Otter is the best flip over on the market but you will pay a pretty penny to own one. I have an Eskimo grand caravan. I just got it but it should easily fish three guys and you can stand up in it if you wish. They can be had for about 450 bucks that's unless you go to Ken's where you'll pay 599.


----------



## mallardhunter

Wow, what a rip off :eyeroll:


----------



## GooseBuster3

Mav how much was your ice house? I really like the way they set up.


----------



## Ryan_Todd

i too am looking for a flip over type fish house. i was looking at the new clam yukon and voyager. there nice but pretty expencive.


----------



## smalls

I own an otter style flip over. I like the high headroom offered in most "3 man" versions.

I recently looked at the Frabill 3-man and I think I will end up buying one. I like the idea of black fabric for heat retention and the pitch of the canvas roof is less than of the otters and voyagers, so you can stand in the front of the house and not have to duck, as opposed to only being able to stand in the middle of the others without ducking.


----------



## Maverick

I think we got it for $400?


----------



## GooseBuster3

Really? Well then I will have to head out and buy one!

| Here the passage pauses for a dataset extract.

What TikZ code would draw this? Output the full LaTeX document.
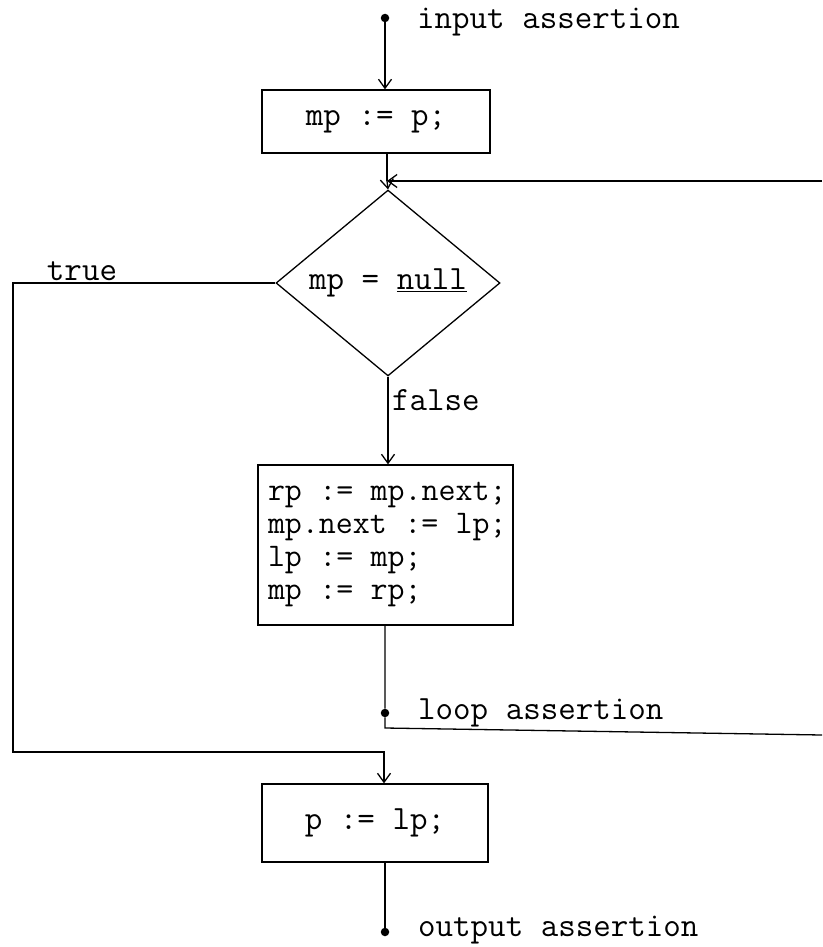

Thanks MAV!


----------



## rap

i've had a 2-man fish trap guide for a few years now and have had no problems, like it a lot. i'd go with a flip-over style again..


----------



## greenhead

I Have an Otter medium flip over and like it alot sets up fast and has thick walls.


----------



## Quackkills9

Dave Genz fish trap is what i use, i love it, easy to move and can move as many time til i find where the fish are! like quack dealer 1 said its blue and lets more light in when flip top is down which is nice when its windy or chilly out, too much sun out... Any Fish Trap houses are great, but can be spendy, i have the 2 man Fish Trap. Good Luck this winter!


----------



## 4367

Removed by author.


----------



## Booster

I smell the :spam: cooking here!


----------